November 8th, 2011 by Mike Ashenfelder
The following is a guest post by Nicholas Taylor, Information Technology Specialist for the Repository Development Group.
What is the average lifespan of webpage? Predictably, estimates vary and vary over time. A 1997 special report in Scientific American claimed 44 days. A subsequent 2001 academic study in IEEE Computer suggested 75 days. More recently, in 2003, a Washington Post article indicated that the number was 100 days.
While there appear to be overall fewer estimates of webpage longevity floating around than, say, the amount of data stored in the Library of Congress, we can at least feel more assured that they’ve all come from someone who should know: Brewster Kahle, founder of the Internet Archive.
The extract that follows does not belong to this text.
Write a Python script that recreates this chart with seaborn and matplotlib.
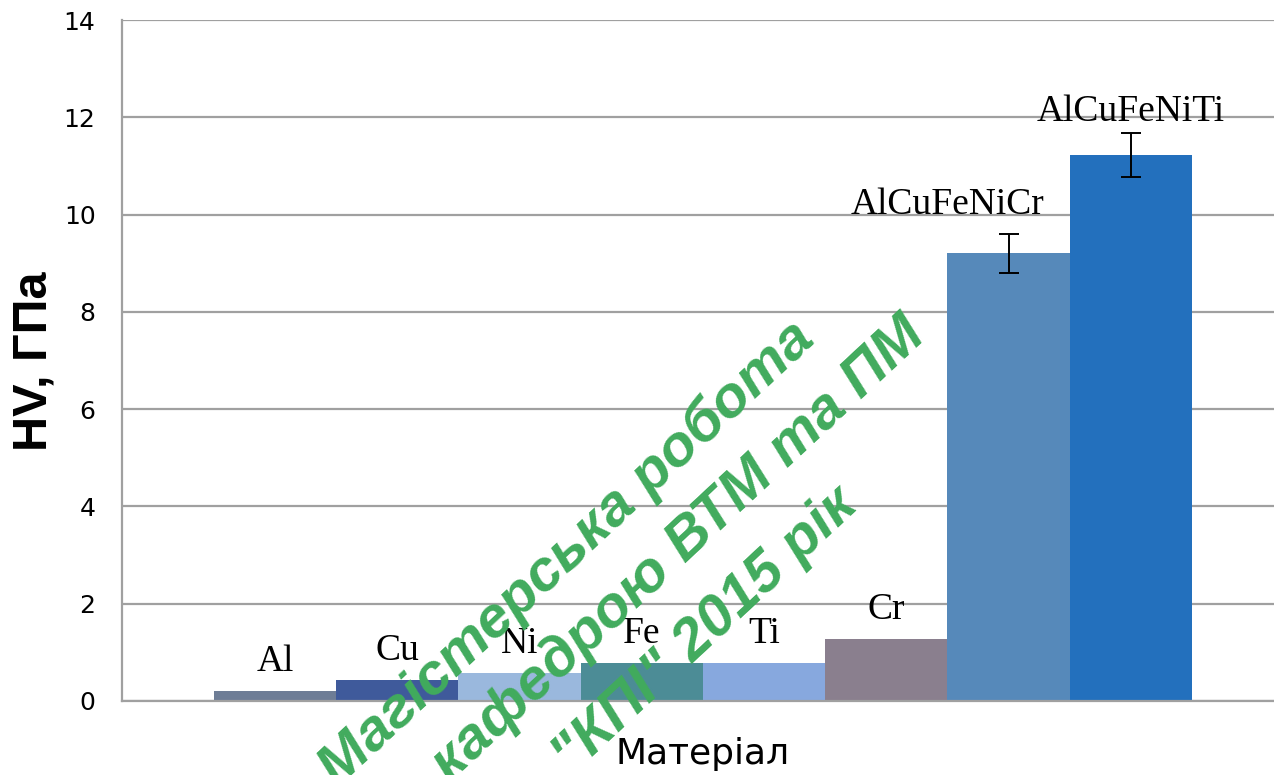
import pandas as pd
import numpy as np
import seaborn as sns
import matplotlib.pyplot as plt

# Vickers hardness of pure metals and HEA alloys
materials = ['Al', 'Cu', 'Ni', 'Fe', 'Ti', 'Cr', 'AlCuFeNiCr', 'AlCuFeNiTi']
hv = [0.2, 0.43, 0.58, 0.78, 0.78, 1.28, 9.2, 11.23]
hv_err = [0, 0, 0, 0, 0, 0, 0.41, 0.45]
bar_colors = ['#6E7D96', '#3F5A9B', '#9AB8DD', '#4C8C96',
              '#87A8DE', '#8A7F8E', '#5689BA', '#2370BD']

watermark = ['Магістерська робота', 'кафедрою ВТМ та ПМ', '"КПІ" 2015 рік']

df = pd.DataFrame({
    'group': [''] * len(materials),
    'Material': materials,
    'HV': hv,
    'err': hv_err
})

sns.set_style('white')
plt.rcParams['font.family'] = ['DejaVu Sans']
plt.rcParams['text.color'] = 'black'
plt.rcParams['axes.labelcolor'] = 'black'
plt.rcParams['ytick.color'] = 'black'

fig = plt.figure(figsize=(12.74, 7.75), dpi=100)
ax = fig.add_axes([122 / 1274, 1 - 701 / 775, 1 - 122 / 1274, (701 - 20) / 775])

sns.barplot(
    data=df,
    x='group',
    y='HV',
    hue='Material',
    palette=bar_colors,
    saturation=1,
    width=0.8,
    gap=0,
    linewidth=0,
    legend=False,
    ax=ax
)

# the alloy labels were moved by hand in the original (offset in points)
label_shift = {'AlCuFeNiCr': (-44, 21), 'AlCuFeNiTi': (0, 15)}

# error bars and labels on top of each bar
bars = sorted(ax.patches, key=lambda p: p.get_x())
for bar, name, val, err in zip(bars, materials, hv, hv_err):
    xc = bar.get_x() + bar.get_width() / 2
    if err > 0:
        ax.errorbar(xc, val, yerr=err, fmt='none', ecolor='black',
                    elinewidth=1.4, capsize=7, capthick=1.4, zorder=4)
    ax.annotate(name, (xc, val + err),
                xytext=label_shift.get(name, (0, 21)),
                textcoords='offset points', ha='center', va='center',
                fontsize=27, family='Liberation Serif', zorder=5)

ax.set_ylim(0, 14)
ax.set_yticks(np.arange(0, 15, 2))
ax.set_xlim(-0.475, 0.467)
ax.set_xticks([])
ax.yaxis.grid(True, color='#A0A0A0', linewidth=1.6)
ax.set_axisbelow(True)
ax.tick_params(axis='y', labelsize=18, length=0, pad=19)

for side in ['top', 'right']:
    ax.spines[side].set_visible(False)
for side in ['left', 'bottom']:
    ax.spines[side].set_color('#A0A0A0')
    ax.spines[side].set_linewidth(1.6)

ax.set_ylabel('HV, ГПа', fontsize=35, fontweight='bold',
              family='Liberation Sans')
ax.yaxis.set_label_coords((57 - 122) / 1152, 0.499)
ax.set_xlabel('Матеріал', fontsize=26)
ax.xaxis.set_label_coords((703 - 122) / 1152, -0.053)

# green diagonal watermark
ends = [(817, 342), (927, 338), (860, 508)]
for line, (px, py) in zip(watermark, ends):
    fig.text(px / 1274, 1 - py / 775, line, rotation=43,
             rotation_mode='anchor', ha='right', va='baseline',
             fontsize=42, fontweight='bold', style='italic',
             family='Liberation Sans', color='#41AB5D', zorder=10)

plt.savefig('out.png', dpi=100)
Determining the average lifespan of a webpage is complicated not just by the infrastructure required to analyze a plausibly representative sample of links across the web but also because it’s easy to conflate “the average lifespan of a webpage” with other closely-related concepts that are, in actuality, much more difficult to measure. That is to say, we take for granted that we know what it means that a webpage has “died.”
For instance, is a “webpage” defined by its URI or by its contents? A non-resolving link doesn’t necessarily imply that the content once hosted there no longer exists (1); it may have been archived or simply exist at a new location (albeit, one mediated by a paywall) to which the web server was not configured to redirect page requests. Conversely, a resolving link doesn’t necessarily imply that the same content is still hosted there as it once was.
An automated link checker visiting a list of URIs and logging all ultimately successful and failed requests would miss these subtleties. A human being with a limitless amount of time who set out to manually check the same list might still get hung up on exhaustively concluding that a disappeared webpage did not, in fact, exist at a new URI or on the subjective determination of whether an extant webpage could be said to be the “same” webpage as before.
There are additional complications in these sorts of analyses. While even the longest of the aforementioned webpage lifespans suggests that webpages are ephemeral, some are so fleeting that their lifespans are better measured in hours rather than days. Analyzing its web index, Google noticed that the median lifespan of malware-distributing domains decreased from one month in 2007 to a mere two hours by 2010. Since most commercial web search engines penalize listings from such domains, malware distributors are incentivized to churn quickly through massive numbers of new domains. The number of domains being created and their transience may skew average lifespan calculations by automated methods downward.
Finally, there’s no practical way of knowing precisely when a webpage disappears; we can only know the time difference between a previous visit when the webpage existed and a later visit when it didn’t. Depending on the breadth of the crawl and the infrastructure available, it may be days, weeks, or even months before the crawler visits the same webpage twice. This margin of variability may undermine the precision of webpage lifespans for which the appropriate scale of measurement likewise appears to be days, weeks, or months.
What this all means for calculations of the average longevity of a webpage is that, while Internet Archive’s estimates may be the best available, there are key limitations and caveats behind any of the numbers proffered to date. Unfortunately, it’s unlikely that we’ll have objective measurements better than the gross methodologies permitted by automated link checking any time soon.